_Aim of the task_.
Print the lines of the listing below verbatim from its first line through the line bearing "CX, CY, R = 823, 512, 360". Any pictures are to be omitted.

_Source material_.
....
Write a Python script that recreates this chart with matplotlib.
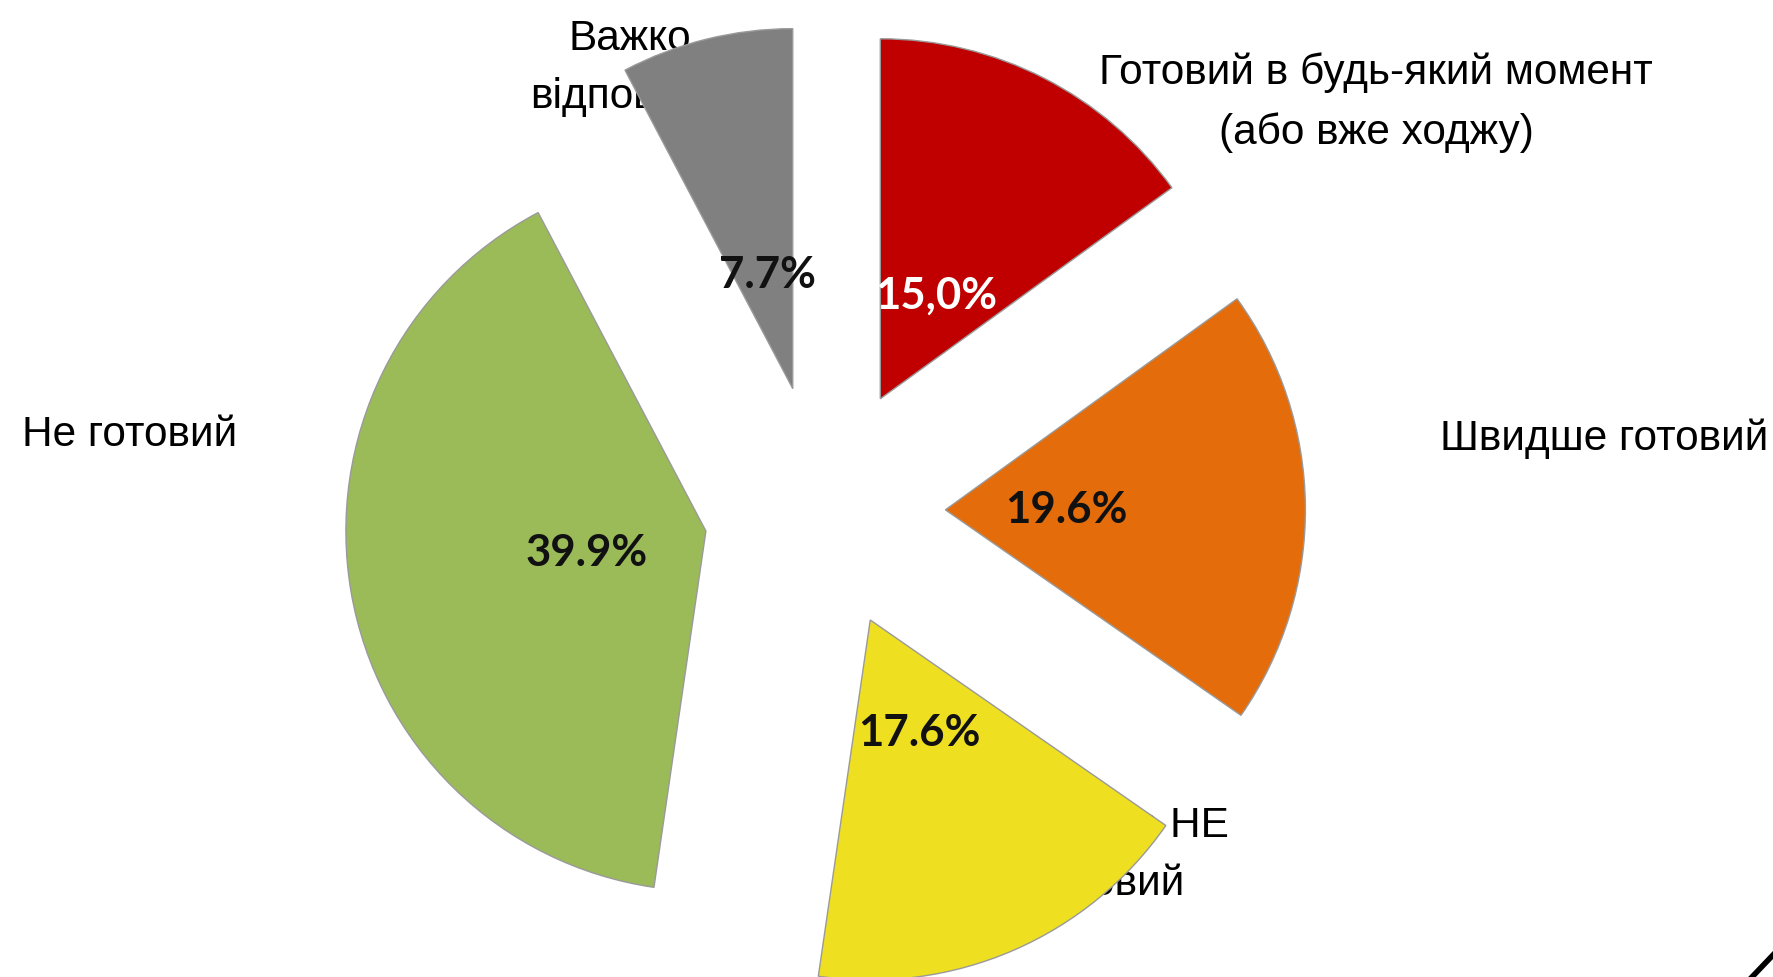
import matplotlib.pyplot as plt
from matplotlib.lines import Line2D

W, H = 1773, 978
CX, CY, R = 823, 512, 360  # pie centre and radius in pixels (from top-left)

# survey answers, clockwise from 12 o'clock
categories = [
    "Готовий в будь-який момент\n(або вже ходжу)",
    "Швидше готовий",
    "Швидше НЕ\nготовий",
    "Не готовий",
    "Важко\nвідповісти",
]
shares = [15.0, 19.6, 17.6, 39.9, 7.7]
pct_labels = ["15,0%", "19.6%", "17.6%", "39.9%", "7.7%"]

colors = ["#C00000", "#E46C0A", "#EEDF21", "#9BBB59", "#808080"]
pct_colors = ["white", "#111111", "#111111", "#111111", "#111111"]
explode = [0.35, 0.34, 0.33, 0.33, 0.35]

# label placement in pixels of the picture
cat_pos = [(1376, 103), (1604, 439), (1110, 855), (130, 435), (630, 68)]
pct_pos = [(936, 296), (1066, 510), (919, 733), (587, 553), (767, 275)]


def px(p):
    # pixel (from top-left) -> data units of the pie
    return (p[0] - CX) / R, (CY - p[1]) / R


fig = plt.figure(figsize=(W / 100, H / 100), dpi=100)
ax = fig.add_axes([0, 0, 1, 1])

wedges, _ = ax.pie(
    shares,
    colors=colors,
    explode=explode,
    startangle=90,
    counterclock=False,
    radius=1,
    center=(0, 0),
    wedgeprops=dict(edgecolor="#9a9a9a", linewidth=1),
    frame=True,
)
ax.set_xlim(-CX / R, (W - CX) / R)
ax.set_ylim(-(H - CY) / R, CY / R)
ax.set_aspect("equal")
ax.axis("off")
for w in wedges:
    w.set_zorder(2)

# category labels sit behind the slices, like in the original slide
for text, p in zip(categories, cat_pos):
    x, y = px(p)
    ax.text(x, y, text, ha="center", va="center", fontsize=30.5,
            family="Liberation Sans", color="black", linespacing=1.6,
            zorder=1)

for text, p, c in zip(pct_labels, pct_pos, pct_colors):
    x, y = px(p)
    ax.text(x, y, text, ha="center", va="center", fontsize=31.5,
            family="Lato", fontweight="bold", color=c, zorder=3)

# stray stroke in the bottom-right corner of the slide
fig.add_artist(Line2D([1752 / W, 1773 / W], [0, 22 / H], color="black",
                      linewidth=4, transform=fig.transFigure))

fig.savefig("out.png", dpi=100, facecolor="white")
....
_Written response_.
Write a Python script that recreates this chart with matplotlib.
import matplotlib.pyplot as plt
from matplotlib.lines import Line2D

W, H = 1773, 978
CX, CY, R = 823, 512, 360  # pie centre and radius in pixels (from top-left)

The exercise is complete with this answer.